Bath time is also the perfect time to re-instate the importance of keeping their private parts clean. Teach them how to properly clean their genitals and rectum to keep bacteria away. Most important of all, help them to master the art of rinsing off every scrap of cleanser from every part of their body to prevent the onset of uncomfortable rashes.
Keeping a head of clean hair
When we talk about toddlers who behave like they’re allergic to baths, most of the time, if not always, the real problem is when its hair washing time. Cut off half the stress by choosing a non-tear formula shampoo, for most little bath rebels are just petrified tots who have accidentally stung their eyes with suds. The rest are just naturally wary of the idea of water running down their faces, cutting off their freedom to breathe for a few split seconds. If you are faced with such a situation, teach your little one how to tilt the head in such a way that the least possible amount of water passes down the face. Alternatively, you can get an appropriately sized bath visor which will protect little faces from water and suds come rinsing time.
Teach toddlers to brush or comb their hair to prevent knots. A good detangling shampoo for children and/ or conditioner will make the process more pleasant and manageable. A soft nylon brush made especially for toddlers is best for their delicate head of hair.

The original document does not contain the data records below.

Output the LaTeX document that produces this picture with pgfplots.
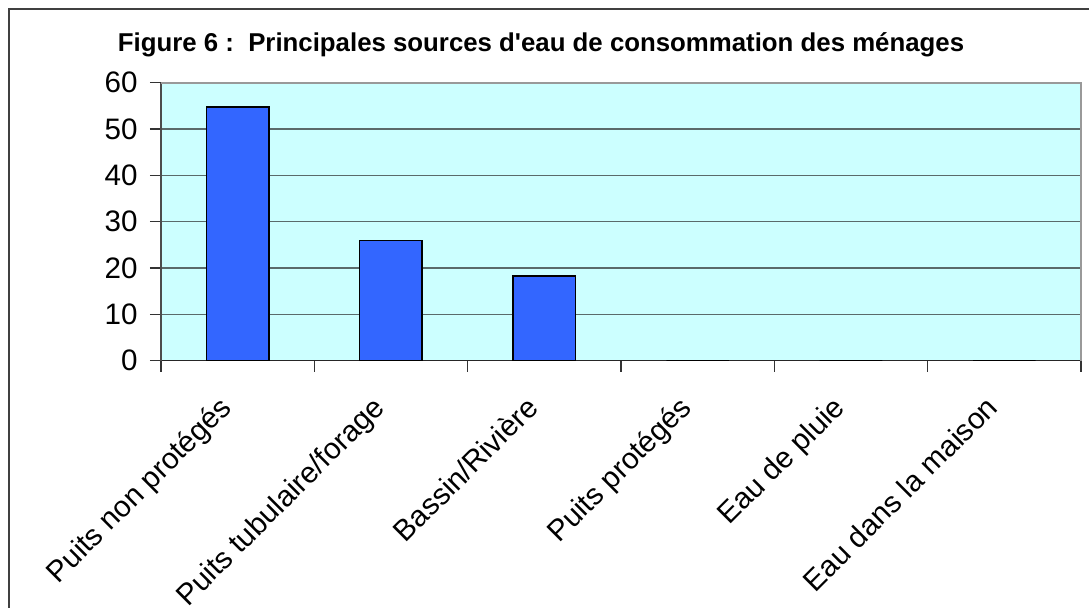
\documentclass[border=0pt]{standalone}
\usepackage{fontspec}
\setmainfont{Liberation Sans}
\usepackage{pgfplots}
\pgfplotsset{compat=1.18}
\definecolor{bgcyan}{HTML}{CCFFFF}
\definecolor{barblue}{HTML}{3366FF}
\definecolor{gridc}{HTML}{5A6A6A}
\begin{document}
\begin{tikzpicture}
\useasboundingbox (-80.5pt,-123.65pt) rectangle (464pt,180.35pt);
\draw[line width=1pt, color=black!75] (-76pt,-130pt) -- (-76pt,175.85pt) -- (470pt,175.85pt);
\node[font=\bfseries\fontsize{12.9}{15}\selectfont] at (190pt,157.9pt) {Figure 6 :\ \ Principales sources d\textquotesingle eau de consommation des ménages};
\begin{axis}[
  at={(0,0)}, anchor=south west,
  scale only axis, width=460pt, height=139pt,
  xmin=-0.5, xmax=5.5, ymin=0, ymax=60,
  axis background/.style={fill=bgcyan},
  xtick={-0.5,0.5,...,5.5},
  x tick label as interval,
  xticklabels={Puits non protégés, Puits tubulaire/forage, Bassin/Rivière, Puits protégés, Eau de pluie, Eau dans la maison},
  ytick={0,10,...,60},
  ymajorgrids,
  major grid style={color=gridc, line width=0.6pt},
  tick align=outside,
  major tick length=5.5pt,
  tick style={color=black!80, line width=0.6pt},
  axis x line*=bottom,
  axis y line*=left,
  x axis line style={color=black!85, line width=0.8pt},
  y axis line style={color=black!70, line width=0.6pt},
  ticklabel style={font=\fontsize{14.8}{17}\selectfont},
  /pgf/number format/assume math mode=true,
  yticklabel style={inner sep=1pt, xshift=-5pt},
  xticklabel style={anchor=north east, inner sep=0pt, xshift=-10pt, yshift=-11pt, rotate=45},
  clip=false,
]
\draw[color=black!40, line width=1pt] (rel axis cs:1,0) -- (rel axis cs:1,1) -- (rel axis cs:0,1);
\addplot[ybar, bar width=31.3pt, fill=barblue, draw=black, line width=0.8pt] coordinates {
 (0,54.8) (1,25.9) (2,18.3) (3,0) (4,0) (5,0)
};
\end{axis}
\end{tikzpicture}
\end{document}
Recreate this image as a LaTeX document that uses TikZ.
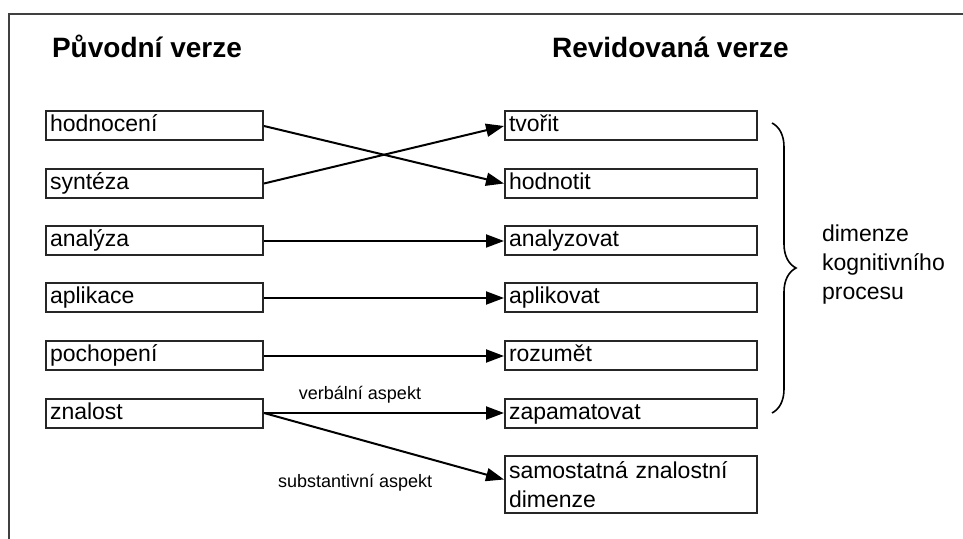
\documentclass[tikz,border=0pt]{standalone}
\usepackage{fontspec}
\setmainfont{Liberation Sans}
\usetikzlibrary{arrows.meta,decorations.pathreplacing}

\begin{document}
\begin{tikzpicture}[x=0.5pt, y=-0.5pt,
  every node/.style={font=\fontsize{11.5}{14.5}\selectfont},
  box/.style={draw=black!85, line width=1pt, anchor=west, inner xsep=2pt, inner ysep=0pt, align=left},
  oldbox/.style={box, text width=104.5pt, minimum height=14.5pt, text height=8.6pt, text depth=2.6pt},
  newbox/.style={box, text width=122pt, minimum height=14.5pt, text height=8.6pt, text depth=2.6pt},
  head/.style={anchor=base west, font=\fontsize{14}{16}\selectfont\bfseries},
  aspect/.style={font=\fontsize{9}{11}\selectfont},
  conn/.style={line width=1pt, -{Triangle[length=9pt,width=6.5pt]}}]
\useasboundingbox (0,0) rectangle (963,539);
% frame
\draw[line width=0.8pt, black!75] (963,14) -- (9,14) -- (9,539);
% headings
\node[head] (oldhead) at (45,58) {Původní verze};
\node[head] (newhead) at (545,58) {Revidovaná verze};
% original version
\node[oldbox] (old1) at (45,126) {hodnocení};
\node[oldbox] (old2) at (45,183.5) {syntéza};
\node[oldbox] (old3) at (45,241) {analýza};
\node[oldbox] (old4) at (45,298) {aplikace};
\node[oldbox] (old5) at (45,356) {pochopení};
\node[oldbox] (old6) at (45,413) {znalost};
% revised version
\node[newbox] (new1) at (504,126) {tvořit};
\node[newbox] (new2) at (504,183.5) {hodnotit};
\node[newbox] (new3) at (504,241) {analyzovat};
\node[newbox] (new4) at (504,298) {aplikovat};
\node[newbox] (new5) at (504,356) {rozumět};
\node[newbox] (new6) at (504,413) {zapamatovat};
\node[box, text width=122pt, minimum height=28.5pt] (new7) at (504,484.5) {samostatná znalostní\\dimenze};
% arrows
\draw[conn] (old1.east) -- (new2.west);
\draw[conn] (old2.east) -- (new1.west);
\draw[conn] (old3.east) -- (new3.west);
\draw[conn] (old4.east) -- (new4.west);
\draw[conn] (old5.east) -- (new5.west);
\draw[conn] (old6.east) -- node[aspect, pos=0.4, above=1pt] {verbální aspekt} (new6.west);
\draw[conn] (old6.east) -- node[aspect, pos=0.38, below=14pt] {substantivní aspekt} ([yshift=2.5pt]new7.west);
% brace
\draw[line width=0.8pt, decorate, decoration={brace, amplitude=12pt}] (772,123) -- (772,413);
\node[anchor=west, align=left] (dimlabel) at (815,265) {dimenze\\kognitivního\\procesu};
\end{tikzpicture}
\end{document}
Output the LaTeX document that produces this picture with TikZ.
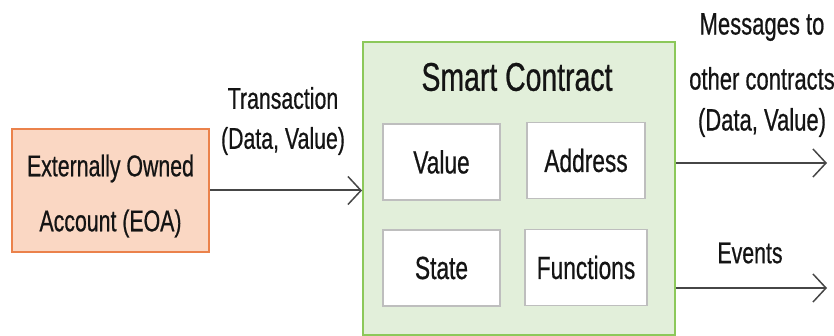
\documentclass[tikz,border=0pt]{standalone}
\usepackage{fontspec}
\setmainfont{Liberation Sans}[FakeStretch=0.71,FakeBold=0.6]
\usetikzlibrary{arrows.meta}
\definecolor{eoafill}{RGB}{250,215,195}
\definecolor{eoaline}{RGB}{235,130,75}
\definecolor{scfill}{RGB}{226,239,218}
\definecolor{scline}{RGB}{140,200,90}
\definecolor{partline}{RGB}{190,190,190}
\definecolor{arrowline}{RGB}{70,70,70}
\definecolor{textcol}{RGB}{20,20,20}

\begin{document}
\begin{tikzpicture}[x=1pt,y=-1pt,
        part/.style={draw=partline,fill=white,line width=1.5pt,minimum width=117pt,minimum height=76pt,text=textcol,font=\fontsize{32}{38}\selectfont},
        msg/.style={draw=arrowline,line width=2pt,-{Straight Barb[length=13pt,width=28pt,line width=1.5pt]}},
        lbl/.style={align=center,text=textcol,inner sep=0pt}]
                    \useasboundingbox (0,0) rectangle (834,336);
                    \node[draw=eoaline,fill=eoafill,line width=2.5pt,minimum width=197pt,minimum height=123pt] (eoa) at (110.5,190.5) {};
                    \node[lbl,font=\fontsize{30}{55}\selectfont] (eoatext) at (110.5,196) {Externally Owned\\Account (EOA)};
                    \node[draw=scline,fill=scfill,line width=2pt,minimum width=312pt,minimum height=293pt] (sc) at (519,188.5) {};
                    \node[lbl,font=\fontsize{40}{46}\selectfont] (title) at (517,77) {Smart Contract};
                    \node[part] (value) at (441.5,162) {Value};
                    \node[part,minimum width=118pt] (address) at (586,160.5) {Address};
                    \node[part] (state) at (441.5,268) {State};
                    \node[part,minimum width=122pt] (functions) at (586,267.5) {Functions};
                    \coordinate (msgend) at (827,163);
                    \coordinate (evend) at (827,288);
                    \draw[msg] (eoa.east) -- (eoa.east -| sc.west);
                    \draw[msg] (sc.east |- msgend) -- (msgend);
                    \draw[msg] (sc.east |- evend) -- (evend);
                    \node[lbl,font=\fontsize{30}{40}\selectfont] (txlabel) at (283,121) {Transaction\\(Data, Value)};
                    \node[lbl,anchor=north,font=\fontsize{31}{41}\selectfont] (msglabel) at (762,13) {Messages to\\[14pt]other contracts\\(Data, Value)};
                    \node[lbl,font=\fontsize{30}{34}\selectfont] (evlabel) at (750,253) {Events};
                \end{tikzpicture}
\end{document}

In these modern time, we would like to think that hair lice are a thing of the past, but unfortunately, there are still cases of outbreak now and then. Always perform routine checks on your little ones hair to make sure that he or she has not carried home some uninvited pest from playschool, the playground or heaven forbid, even from a kids’ party. In the event that you find lice in your child’s hair, consult your doctor at once for a prescription for the best lice medication to use for your child’s age. Remind your little one about the importance of not sharing combs, hats, caps or hair accessories with others to prevent the spread of head lice.